Client Open Short in CM Segment not covered due to upward freeze or any other reason including technology failure, client has to absorb the loss.

Selling shares of scrips bought on the previous day will be at sole risk of the client. If the delivery not received against the purchases, the selling position will go for Auction and the loss should be passed on to the client. Likewise, if the purchase position got squared off credit due to delivery failure, the client selling against this purchase will go for Auction and the loss should be borne by the client.

Fines levied by the exchange for shortfall on Other Margin/MTM will be payable by the client.

Payments will only be accepted from the client’s registered bank / mapped accounts with us.

Cash and Demand Drafts are not accepted.

We will not allow the clients to trade in any segment onthe same day against the sale proceeds (carried forward of Open positions) of Equity / Currency / Commodity Options except on the same Options segment.

Client can liquidate the Open Long Options at Market Price after their positions got square- off due to Margin Shortfall on/above 80% as system will not allow to keep open pending orders. Incase if they wish to place the limit order for their open long options, they can call the RMS Desk (0422-4700800) to place the order.

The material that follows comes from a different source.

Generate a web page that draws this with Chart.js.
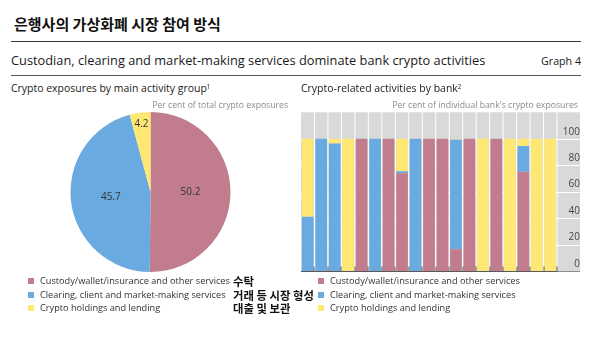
<!DOCTYPE html>
<html><head><meta charset="utf-8">
<script src="https://cdn.jsdelivr.net/npm/chart.js@4.4.1/dist/chart.umd.min.js"></script>
<style>
html,body{margin:0;padding:0;background:#fff;}
#root{position:relative;width:600px;height:341px;overflow:hidden;font-family:"Open Sans",sans-serif;color:#222;}
.t{position:absolute;white-space:nowrap;line-height:1;}
.ko{font-family:"Noto Sans CJK KR",sans-serif;font-weight:bold;color:#111;}
.hr{position:absolute;height:0;}
.sq{position:absolute;width:6px;height:6px;}
canvas{position:absolute;}
sup{font-size:0.6em;vertical-align:0;position:relative;top:-0.5em;}
</style></head><body>
<div id="root">
  <div class="hr" style="left:11px;top:41px;width:570px;border-top:1.5px solid #333;"></div>
  <div class="hr" style="left:11px;top:75px;width:570px;border-top:1px solid #555;"></div>
  <canvas id="pie" width="161" height="160" style="left:70px;top:112px;"></canvas>
  <canvas id="bar" width="295" height="180" style="left:290px;top:100px;"></canvas>
</div>
<script>
// ---- data ----
const seriesNames = ['Custody/wallet/insurance and other services', 'Clearing, client and market-making services', 'Crypto holdings and lending'];
const koreanNotes = ['수탁', '거래 등 시장 형성', '대출 및 보관'];
const pieValues = [50.2, 45.7, 4.2];
const banks = ['1','2','3','4','5','6','7','8','9','10','11','12','13','14','15','16','17','18','19'];
const custody  = [0, 0, 0, 0, 100, 0, 100, 74, 0, 100, 100, 16.5, 100, 0, 100, 0, 75, 0, 0];
const clearing = [41, 100, 96.5, 0, 0, 100, 0, 1.5, 100, 0, 0, 83, 0, 0, 0, 0, 19.5, 0, 0];
const holdings = [59, 0, 3.5, 100, 0, 0, 0, 24.5, 0, 0, 0, 0.5, 0, 100, 0, 100, 5.5, 100, 100];
const yTicks = [0, 20, 40, 60, 80, 100];
const colors = ['#c17d8d', '#69abe0', '#fee873'];

// ---- text helpers ----
const root = document.getElementById('root');
const mctx = document.createElement('canvas').getContext('2d');
function fitSize(text, family, weight, width) {
  mctx.font = weight + ' 20px ' + family;
  return 20 * width / mctx.measureText(text).width;
}
function addText(html, opts) {
  const d = document.createElement('div');
  d.className = 't' + (opts.cls ? ' ' + opts.cls : '');
  d.innerHTML = html;
  d.style.fontSize = opts.size + 'px';
  if (opts.color) d.style.color = opts.color;
  const k = opts.cls === 'ko' ? 0.5 : 0.57;
  d.style.top = (opts.cy - k * opts.size) + 'px';
  if (opts.right !== undefined) d.style.right = (600 - opts.right) + 'px';
  else d.style.left = opts.x + 'px';
  root.appendChild(d);
  return d;
}
const OS = '"Open Sans"', KO = '"Noto Sans CJK KR"';
addText('은행사의 가상화폐 시장 참여 방식', {cls:'ko', x:14, cy:24, size: fitSize('은행사의 가상화폐 시장 참여 방식', KO, 'bold', 207)});
const sub = 'Custodian, clearing and market-making services dominate bank crypto activities';
addText(sub, {x:11, cy:61, size: fitSize(sub, OS, 'normal', 475), color:'#1a1a1a'});
addText('Graph 4', {right:581, cy:62, size: fitSize('Graph 4', OS, 'normal', 40), color:'#1a1a1a'});
const lt = 'Crypto exposures by main activity group';
addText(lt + '<sup>1</sup>', {x:11, cy:89, size: fitSize(lt, OS, 'normal', 196), color:'#1a1a1a'});
const rt = 'Crypto-related activities by bank';
addText(rt + '<sup>2</sup>', {x:301, cy:89, size: fitSize(rt, OS, 'normal', 157), color:'#1a1a1a'});
const pl = 'Per cent of total crypto exposures';
addText(pl, {right:288, cy:106, size: fitSize(pl, OS, 'normal', 136), color:'#8a8a8a'});
const pr = "Per cent of individual bank's crypto exposures";
addText(pr, {right:578, cy:106, size: fitSize(pr, OS, 'normal', 186), color:'#8a8a8a'});

const legSize = fitSize(seriesNames[0], OS, 'normal', 190);
const rowsY = [281.3, 295.3, 308.3];
const koSize = fitSize(koreanNotes[1], KO, 'bold', 81);
seriesNames.forEach((n, i) => {
  [28, 318].forEach((sx, j) => {
    const s = document.createElement('div');
    s.className = 'sq';
    s.style.left = sx + 'px';
    s.style.top = (rowsY[i] - 3) + 'px';
    s.style.background = colors[i];
    root.appendChild(s);
    addText(n, {x: sx + 12, cy: rowsY[i], size: legSize, color:'#333'});
  });
  addText(koreanNotes[i], {cls:'ko', x:233, cy: rowsY[i], size: koSize});
});

// ---- charts ----
Chart.defaults.font.family = "'Open Sans', sans-serif";
Chart.defaults.animation = false;

const pieLabelPlugin = {
  id: 'pieLabels',
  afterDatasetsDraw(chart) {
    const {ctx} = chart;
    const meta = chart.getDatasetMeta(0);
    ctx.save();
    ctx.font = '10px "Open Sans"';
    ctx.fillStyle = '#333';
    ctx.textAlign = 'center';
    ctx.textBaseline = 'middle';
    meta.data.forEach((arc, i) => {
      const p = arc.getProps(['x','y','startAngle','endAngle','outerRadius'], true);
      const mid = (p.startAngle + p.endAngle) / 2;
      const f = pieValues[i] < 10 ? 0.86 : 0.5;
      ctx.fillText(pieValues[i].toFixed(1), p.x + Math.cos(mid) * p.outerRadius * f, p.y + Math.sin(mid) * p.outerRadius * f);
    });
    ctx.restore();
  }
};

new Chart(document.getElementById('pie'), {
  type: 'pie',
  data: { labels: seriesNames, datasets: [{ data: pieValues, backgroundColor: colors, borderWidth: 0, hoverOffset: 0, offset: 0 }] },
  options: {
    responsive: false, events: [],
    layout: { padding: 0 },
    plugins: { legend: { display: false }, tooltip: { enabled: false } }
  },
  plugins: [pieLabelPlugin]
});

const barBgPlugin = {
  id: 'barBg',
  beforeDraw(chart) {
    const {ctx, chartArea: a, scales: {x, y}} = chart;
    const right = y.right;
    ctx.save();
    ctx.fillStyle = '#d9d9d9';
    ctx.fillRect(a.left, a.top, right - a.left, a.bottom - a.top);
    ctx.strokeStyle = '#ffffff';
    ctx.lineWidth = 1;
    ctx.beginPath();
    yTicks.forEach(v => {
      if (v === 0) return;
      const py = Math.round(y.getPixelForValue(v)) + 0.5;
      ctx.moveTo(a.left, py); ctx.lineTo(right, py);
    });
    const w = x.getPixelForValue(1) - x.getPixelForValue(0);
    for (let i = 0; i < banks.length; i++) {
      const px = x.getPixelForValue(i) + w / 2;
      ctx.moveTo(px, a.top); ctx.lineTo(px, a.bottom);
    }
    ctx.stroke();
    ctx.restore();
  },
  afterDatasetsDraw(chart) {
    const {ctx, chartArea: a, scales: {x, y}} = chart;
    const by = Math.round(a.bottom) + 0.5;
    ctx.save();
    ctx.lineWidth = 1;
    ctx.strokeStyle = '#8c8c8c';
    ctx.beginPath(); ctx.moveTo(a.right, by); ctx.lineTo(y.right, by); ctx.stroke();
    ctx.strokeStyle = '#5a5a5a';
    ctx.beginPath(); ctx.moveTo(a.left, by); ctx.lineTo(a.right, by);
    const w = x.getPixelForValue(1) - x.getPixelForValue(0);
    for (let i = 0; i < banks.length; i++) {
      const px = Math.round(x.getPixelForValue(i) + w / 2) ;
      ctx.moveTo(px, by - 5); ctx.lineTo(px, by);
    }
    ctx.stroke();
    ctx.restore();
  }
};

new Chart(document.getElementById('bar'), {
  type: 'bar',
  data: {
    labels: banks,
    datasets: [
      { label: seriesNames[0], data: custody, backgroundColor: colors[0] },
      { label: seriesNames[1], data: clearing, backgroundColor: colors[1] },
      { label: seriesNames[2], data: holdings, backgroundColor: colors[2] }
    ]
  },
  options: {
    responsive: false, events: [],
    layout: { padding: { left: 11, right: 5, top: 12.3, bottom: 8.3 } },
    datasets: { bar: { barPercentage: 0.87, categoryPercentage: 1, borderWidth: 0 } },
    plugins: { legend: { display: false }, tooltip: { enabled: false } },
    scales: {
      x: { stacked: true, display: false },
      y: {
        stacked: true, position: 'right', min: 0, max: 120,
        afterFit(s) { s.width = 23; },
        grid: { display: false, drawTicks: false },
        border: { display: false },
        ticks: {
          stepSize: 20, padding: 3, crossAlign: 'far', labelOffset: -7,
          color: '#444', font: { size: 10 },
          callback: v => yTicks.includes(v) ? String(v) : ''
        }
      }
    }
  },
  plugins: [barBgPlugin]
});
</script>
</body></html>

The client should not be allowed for trading if RMS action is taken due to margin shortfall and they will not be permitted for trading for the remaining day after squaring off of the open positions. If a client insist for trading by transferring an additional amount, the treatment of the amount will be described below.

We are not a dealer and not selling any automated software, charts, technical analysis software etc., to our clients for placing orders / trading purposes. We neither have arrangements nor tied up with any vendor for selling any kind of automated software, technical analysis software etc., to our clients.

We are neither involved in portfolio type of trading nor promoting any Assured Return Schemes. Clients are advised not to do any such activity with any of our sub brokers / associates / employees. Please be aware of unauthorized website / SMS / Emails / WhatsApp/ chats etc., for PMS or Assured Returns in our name. If you find any suspicious messages / chats with our name, please report the same to compliance@skycommodities.com or call and inform us 0422-4700800.

The amount transferred during the day / trading hours by the client after the RMS is set (before market / trading opens) will be added to the Margin available with the opening hours of trading and MTM rule will be the same. e.g. If a client has a opening balance of Rs.50,000/-, the square-off / closed out will be taken if MTM loss reaches on or above Rs.40,000/- at the available / ruling price. If a client wishes to trade further by transferring an amount of Rs.40,000/-, the amount will be added to the opening Margin amount of Rs.50,000/- resulted in total margin of Rs.90,000/- & MTM (booked) loss of Rs.40,000/- will be kept separately as the day is not over. In such case, RMS action will be initiated if MTM loss of over and above Rs.72,000/- (80% of 90,000/-).   As the client already had a 40,000/- MTM Loss, close out for fresh open positions will be taken if fresh loss of over and above Rs.32,000/- (i.e. Rs. 72,000.00 - Rs.40,000/-).

Disclaimer

SKY Management will have a discretion to alter / change any of the information / parameter defined in the policy on the basis of prevailing market conditions with or without intimation to the clients and can use their discretion to grant any kind of exemption / permission in case they deem fit on case to case basis. We request the clients to read the Policies at regular intervals from our Website Download Page to update themselves with up to date changes.